Vancity CEO, Tamara Vrooman, is not afraid to express her nurturing side.

Tamara Vrooman, the CEO of Vancity, is unafraid of appearing "nurturing." It's good business.

There is a bit of the earth mother archetype about Tamara Vrooman that, on the surface, seems the slightest bit incongruous with her status as one of Canada’s most powerful women of finance. 

The mothering side of the CEO of B.C.’s biggest credit union emerges when she speaks of her six-year-old son, who “is so sweet and still says, ‘I love you, Mom’ and snuggles.” It materializes when Vrooman – who is also a board member of the Streetohome Foundation – discusses the “confounding” homelessness problem and admonishes the business community to shoulder greater responsibility to mitigate this municipal scourge. 

Vrooman, 42, is not afraid to express her nurturing side because, as she says, caring for others is simply good business. “Unless all parts of the community come together when there is a community need, then the solutions sometimes aren’t sustainable,” says B.C.’s former deputy finance minister, who became CEO of the corporate-social-responsibility trailblazer three years ago.

But earth mothers – even those heading credit unions – know that the soil they till for the common good needs a rigorous weeding from time to time. And that’s what Vrooman undertook last year to make Vancity more productive, scrutinizing the credit union’s subsidiaries to find ways to free up capital and reduce expenses.

Three subsidiaries were singled out, one a former shining star, Citizens Bank of Canada. Launched 12 years ago, Citizens was Canada’s first online bank. Then Dutch-owned ING Direct Canada burst onto the virtual-banking scene. Unable to compete with ING’s scope and scale, Citizens Bank exited the personal banking marketplace and sold most of its retail loan book to TD Canada Trust in 2009, freeing up a “considerable amount of capital,” Vrooman says. 

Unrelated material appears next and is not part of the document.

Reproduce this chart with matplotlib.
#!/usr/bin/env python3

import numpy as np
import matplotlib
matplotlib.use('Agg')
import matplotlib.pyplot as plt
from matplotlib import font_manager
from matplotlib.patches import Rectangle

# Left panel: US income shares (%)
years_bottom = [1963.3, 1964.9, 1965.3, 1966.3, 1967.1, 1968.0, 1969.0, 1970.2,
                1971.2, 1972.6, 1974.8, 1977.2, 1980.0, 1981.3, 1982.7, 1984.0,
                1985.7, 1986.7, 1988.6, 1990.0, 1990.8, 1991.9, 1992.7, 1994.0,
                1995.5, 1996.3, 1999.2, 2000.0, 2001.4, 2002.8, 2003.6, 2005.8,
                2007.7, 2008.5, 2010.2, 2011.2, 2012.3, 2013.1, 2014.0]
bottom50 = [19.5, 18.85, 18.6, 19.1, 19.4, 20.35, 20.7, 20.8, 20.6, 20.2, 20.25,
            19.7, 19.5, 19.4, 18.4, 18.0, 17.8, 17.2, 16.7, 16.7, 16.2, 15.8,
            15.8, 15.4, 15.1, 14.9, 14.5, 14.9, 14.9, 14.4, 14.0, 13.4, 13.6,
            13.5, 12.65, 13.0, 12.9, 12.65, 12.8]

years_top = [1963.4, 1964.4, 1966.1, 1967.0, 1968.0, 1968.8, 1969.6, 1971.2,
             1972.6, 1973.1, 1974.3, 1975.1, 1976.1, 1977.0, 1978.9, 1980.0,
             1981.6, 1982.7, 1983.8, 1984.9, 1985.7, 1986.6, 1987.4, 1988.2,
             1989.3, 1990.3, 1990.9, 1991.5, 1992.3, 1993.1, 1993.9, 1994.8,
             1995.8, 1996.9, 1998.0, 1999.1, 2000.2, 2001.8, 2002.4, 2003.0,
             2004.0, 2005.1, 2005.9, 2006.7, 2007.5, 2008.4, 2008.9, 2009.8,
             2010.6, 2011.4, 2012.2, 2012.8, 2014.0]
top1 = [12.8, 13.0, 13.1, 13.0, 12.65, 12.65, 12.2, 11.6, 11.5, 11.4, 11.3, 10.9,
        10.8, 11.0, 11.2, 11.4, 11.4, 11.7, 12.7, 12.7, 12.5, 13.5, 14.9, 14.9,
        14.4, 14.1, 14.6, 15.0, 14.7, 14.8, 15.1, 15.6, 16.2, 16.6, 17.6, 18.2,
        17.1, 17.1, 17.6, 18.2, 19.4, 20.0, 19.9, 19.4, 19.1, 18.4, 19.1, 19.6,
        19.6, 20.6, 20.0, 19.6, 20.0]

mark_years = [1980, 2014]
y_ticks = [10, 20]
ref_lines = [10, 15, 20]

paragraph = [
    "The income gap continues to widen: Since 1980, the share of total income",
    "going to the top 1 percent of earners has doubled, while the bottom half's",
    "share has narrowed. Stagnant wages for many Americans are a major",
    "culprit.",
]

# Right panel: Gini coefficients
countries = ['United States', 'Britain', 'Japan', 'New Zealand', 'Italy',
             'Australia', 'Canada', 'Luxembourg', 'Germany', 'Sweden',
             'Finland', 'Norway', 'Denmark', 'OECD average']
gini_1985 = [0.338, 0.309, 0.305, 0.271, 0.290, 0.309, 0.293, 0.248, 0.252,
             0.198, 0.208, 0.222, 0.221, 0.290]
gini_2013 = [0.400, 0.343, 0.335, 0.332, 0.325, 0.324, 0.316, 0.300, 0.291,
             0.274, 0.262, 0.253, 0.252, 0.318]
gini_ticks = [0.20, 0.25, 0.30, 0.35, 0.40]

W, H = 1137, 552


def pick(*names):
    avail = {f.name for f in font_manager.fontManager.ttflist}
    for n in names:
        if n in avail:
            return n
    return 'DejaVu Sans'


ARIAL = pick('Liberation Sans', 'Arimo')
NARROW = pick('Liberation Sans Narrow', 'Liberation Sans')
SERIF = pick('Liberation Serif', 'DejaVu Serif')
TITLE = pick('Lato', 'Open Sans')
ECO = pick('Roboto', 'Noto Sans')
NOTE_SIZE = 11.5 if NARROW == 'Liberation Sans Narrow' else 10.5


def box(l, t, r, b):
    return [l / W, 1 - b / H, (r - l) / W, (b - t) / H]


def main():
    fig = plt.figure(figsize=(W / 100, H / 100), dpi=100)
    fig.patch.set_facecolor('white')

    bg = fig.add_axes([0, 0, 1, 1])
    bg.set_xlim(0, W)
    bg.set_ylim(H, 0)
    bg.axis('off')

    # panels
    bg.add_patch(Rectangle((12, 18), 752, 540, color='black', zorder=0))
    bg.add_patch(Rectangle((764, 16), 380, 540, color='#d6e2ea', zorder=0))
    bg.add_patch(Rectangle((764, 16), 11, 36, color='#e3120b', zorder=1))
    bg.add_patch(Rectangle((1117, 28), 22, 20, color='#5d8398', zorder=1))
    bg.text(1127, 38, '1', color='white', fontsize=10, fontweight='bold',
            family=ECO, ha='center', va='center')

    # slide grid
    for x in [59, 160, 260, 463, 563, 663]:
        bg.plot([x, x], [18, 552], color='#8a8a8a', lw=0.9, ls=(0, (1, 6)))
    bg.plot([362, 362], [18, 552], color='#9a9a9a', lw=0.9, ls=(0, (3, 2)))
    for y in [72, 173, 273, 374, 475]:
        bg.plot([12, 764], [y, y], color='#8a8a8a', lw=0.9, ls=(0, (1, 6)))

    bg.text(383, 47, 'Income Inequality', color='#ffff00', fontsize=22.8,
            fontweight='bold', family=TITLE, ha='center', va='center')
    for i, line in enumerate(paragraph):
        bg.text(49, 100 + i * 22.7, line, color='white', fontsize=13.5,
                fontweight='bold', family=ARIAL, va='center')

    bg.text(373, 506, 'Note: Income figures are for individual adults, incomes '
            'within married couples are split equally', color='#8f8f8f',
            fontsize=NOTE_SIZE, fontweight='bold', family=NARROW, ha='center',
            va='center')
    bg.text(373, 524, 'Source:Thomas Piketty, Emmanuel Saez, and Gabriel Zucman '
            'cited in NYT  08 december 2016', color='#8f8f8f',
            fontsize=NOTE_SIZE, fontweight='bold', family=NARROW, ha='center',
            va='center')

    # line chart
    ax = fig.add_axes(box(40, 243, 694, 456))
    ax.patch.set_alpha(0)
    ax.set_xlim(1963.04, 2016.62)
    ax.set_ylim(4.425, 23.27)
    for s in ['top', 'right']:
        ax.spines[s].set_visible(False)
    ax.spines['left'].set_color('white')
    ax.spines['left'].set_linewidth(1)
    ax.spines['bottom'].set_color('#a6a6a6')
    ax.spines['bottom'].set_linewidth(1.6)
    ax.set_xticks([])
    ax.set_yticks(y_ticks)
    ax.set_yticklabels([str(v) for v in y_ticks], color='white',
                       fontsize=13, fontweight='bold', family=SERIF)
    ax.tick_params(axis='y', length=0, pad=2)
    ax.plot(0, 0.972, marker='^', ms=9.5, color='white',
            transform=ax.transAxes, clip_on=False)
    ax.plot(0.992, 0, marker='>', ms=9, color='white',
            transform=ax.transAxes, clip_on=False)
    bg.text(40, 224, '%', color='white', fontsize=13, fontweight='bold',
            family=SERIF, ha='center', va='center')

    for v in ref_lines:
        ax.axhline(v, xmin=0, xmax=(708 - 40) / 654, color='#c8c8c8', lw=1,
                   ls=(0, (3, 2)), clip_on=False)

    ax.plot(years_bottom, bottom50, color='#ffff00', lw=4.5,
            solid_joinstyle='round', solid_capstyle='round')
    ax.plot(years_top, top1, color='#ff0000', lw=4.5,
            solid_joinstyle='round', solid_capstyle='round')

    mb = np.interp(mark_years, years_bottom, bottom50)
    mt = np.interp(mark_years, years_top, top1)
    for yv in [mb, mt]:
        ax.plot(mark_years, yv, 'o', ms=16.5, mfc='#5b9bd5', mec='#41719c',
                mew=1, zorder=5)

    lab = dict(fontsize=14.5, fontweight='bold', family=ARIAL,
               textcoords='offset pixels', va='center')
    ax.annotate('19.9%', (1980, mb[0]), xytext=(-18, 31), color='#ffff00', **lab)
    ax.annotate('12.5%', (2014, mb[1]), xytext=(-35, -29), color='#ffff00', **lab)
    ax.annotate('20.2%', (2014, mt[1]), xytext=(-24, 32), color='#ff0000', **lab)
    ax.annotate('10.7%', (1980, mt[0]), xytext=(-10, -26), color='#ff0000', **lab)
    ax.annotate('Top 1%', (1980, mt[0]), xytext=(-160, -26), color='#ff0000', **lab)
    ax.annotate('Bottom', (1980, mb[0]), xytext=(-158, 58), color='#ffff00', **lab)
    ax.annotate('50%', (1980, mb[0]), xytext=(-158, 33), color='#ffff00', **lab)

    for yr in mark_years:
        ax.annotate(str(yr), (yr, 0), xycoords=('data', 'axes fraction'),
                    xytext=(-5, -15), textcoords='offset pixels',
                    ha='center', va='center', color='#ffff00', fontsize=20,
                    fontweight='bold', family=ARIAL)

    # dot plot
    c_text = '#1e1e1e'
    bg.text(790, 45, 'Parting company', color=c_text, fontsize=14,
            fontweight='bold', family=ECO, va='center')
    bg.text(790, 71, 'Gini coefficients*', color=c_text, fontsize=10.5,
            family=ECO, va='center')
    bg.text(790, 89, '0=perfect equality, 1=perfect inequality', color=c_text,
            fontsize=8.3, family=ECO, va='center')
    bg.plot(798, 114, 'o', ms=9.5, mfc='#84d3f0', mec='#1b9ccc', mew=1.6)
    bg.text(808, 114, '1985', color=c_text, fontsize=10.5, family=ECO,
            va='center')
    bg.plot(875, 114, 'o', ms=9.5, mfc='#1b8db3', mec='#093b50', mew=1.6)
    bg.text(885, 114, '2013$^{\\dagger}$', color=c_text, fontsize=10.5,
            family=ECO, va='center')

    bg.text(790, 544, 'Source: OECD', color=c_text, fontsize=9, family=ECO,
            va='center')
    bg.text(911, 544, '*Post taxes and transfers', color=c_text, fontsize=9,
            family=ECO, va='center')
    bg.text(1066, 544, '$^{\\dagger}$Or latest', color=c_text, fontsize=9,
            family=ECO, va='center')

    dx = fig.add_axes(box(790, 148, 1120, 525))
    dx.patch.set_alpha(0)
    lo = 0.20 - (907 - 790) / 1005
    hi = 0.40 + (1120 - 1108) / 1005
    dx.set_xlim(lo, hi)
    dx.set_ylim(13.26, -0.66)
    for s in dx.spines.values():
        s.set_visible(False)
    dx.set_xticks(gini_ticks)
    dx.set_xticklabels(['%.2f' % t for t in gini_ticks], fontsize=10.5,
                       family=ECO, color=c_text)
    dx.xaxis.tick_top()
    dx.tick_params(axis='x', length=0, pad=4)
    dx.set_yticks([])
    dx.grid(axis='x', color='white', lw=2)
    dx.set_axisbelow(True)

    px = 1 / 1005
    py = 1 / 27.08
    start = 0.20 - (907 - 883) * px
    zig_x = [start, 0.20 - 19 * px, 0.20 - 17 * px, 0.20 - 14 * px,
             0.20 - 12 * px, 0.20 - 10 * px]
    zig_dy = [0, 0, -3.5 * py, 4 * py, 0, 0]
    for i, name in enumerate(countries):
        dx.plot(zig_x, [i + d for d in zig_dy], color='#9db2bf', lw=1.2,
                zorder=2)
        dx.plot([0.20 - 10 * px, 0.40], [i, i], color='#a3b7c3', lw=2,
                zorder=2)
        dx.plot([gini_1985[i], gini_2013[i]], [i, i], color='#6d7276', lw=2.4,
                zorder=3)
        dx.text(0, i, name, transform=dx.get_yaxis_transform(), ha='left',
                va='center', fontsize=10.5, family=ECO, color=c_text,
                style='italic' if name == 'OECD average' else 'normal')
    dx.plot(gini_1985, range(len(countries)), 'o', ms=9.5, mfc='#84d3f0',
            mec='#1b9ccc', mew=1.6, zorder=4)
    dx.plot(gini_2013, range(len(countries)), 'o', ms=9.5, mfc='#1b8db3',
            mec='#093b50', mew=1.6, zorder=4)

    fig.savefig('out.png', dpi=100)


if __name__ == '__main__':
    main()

The credit union also sold Vancity Insurance Services to the Co-operators, transferring its residential, auto, travel and commercial insurance policies. Vancity then sold its mutual-fund business to IA Clarington (IAC), dissolved its Inhance Investment Management subsidiary and now offers advisory services to IAC. This turned a “$5-million yearly operating loss into a $2-million annual revenue boost,” says Vrooman.

In the final tally, Vancity found itself with $65 million in capital to reinvest following the restructuring, due largely to the sale of Citizens Bank. There was a downside too, however: 25 Vancity staff members lost their jobs due to the restructuring.

Overall, Vancity recorded “an extraordinary gain of close to $30 million” for the year, says Vrooman. However, this was balanced by an equal, “extraordinary write-down” on the credit union’s investment in the Dockside Green real estate development in Victoria. Vancity consolidated its investment, taking 100 per cent ownership of the project in 2009 and deferred further real estate development at the site.

As 2009 flickered to a close, Vancity’s earnings reached the second-highest level in its history, says Vrooman, rising 15 per cent over the previous year, despite a decline in revenue of four per cent.

Vrooman is keeping an eye on a proposed amendment to the federal Bank Act that would allow credit unions to operate as banks. There is always the possibility, should the amendment pass, that Vancity could dust off its Citizens Bank charter (which Vancity kept in the sale to TD Canada Trust) and expand east into cutthroat Toronto. Another challenging row to hoe, but one that has this financial earth mother shining up the gardening tools.